You say that your parents have had a loving relationship over decades so what is really gained by letting this surface now even if it is true - which it may not be and even if it is may not be sexual.
Anonymous
No. She already knows. You will force something she is not ready to deal with.
Wth is wrong with people?
Anonymous
Anonymous wrote:Verify your father is cheating first. If you find out he is cheating yes you have to spill the beans. My parents are both in their 50s and my father cheated too. Unfortunately my mom only found out after she picked up an STD.


Really? Your mom didn't have clues along they way?
Anonymous
Tell your father he has two weeks to talk to mom. After that you will talk to her.
Anonymous
Anonymous wrote:OP, my mom found out a few years ago that my dad was cheating on her. If I found out, I would have told her. I would have wanted to be told. It is hard, especially in your 30's-40's to have this happen.



Plus a million, tell her what you saw, and let her decide to follow up or not. To do less is to create a situation where you betray her too.
Anonymous
Anonymous wrote:I would have a discussion with your father before even considering having one with your mom.


+1

Several years ago I confronted my Dad. His silence pretty much confirmed what was going on. I asked him to stop.
Anonymous
Is it possible your mom knows or suspects and is OK to let it happen, but would not want anyone else to know - that would be very embarrassing. I would think carefully before talking to her about it.

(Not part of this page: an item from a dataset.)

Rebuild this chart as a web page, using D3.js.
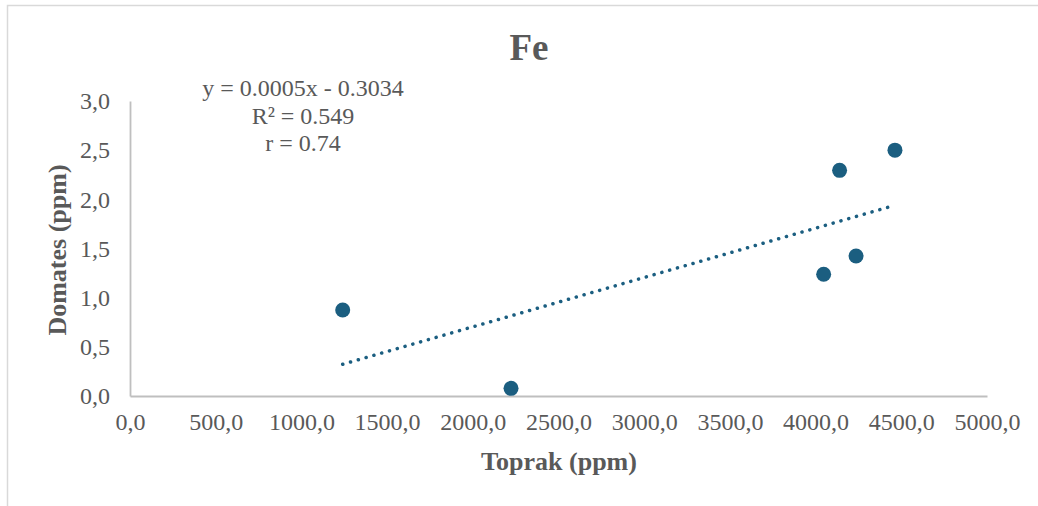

I only suggest this because I know of a situation like that.
Anonymous
OP, it sounds like your mom already knows. In my family (who isn't particularly close) if my mom said my dad "went out to visit a friend" and she didn't say the name of the friend and I hadn't heard of the friend, that would be incredibly weird. My parents give each other a lot of space, but my dad wouldn't go out to visit a friend without my mom knowing who it was. And if it was female he wouldn't go alone.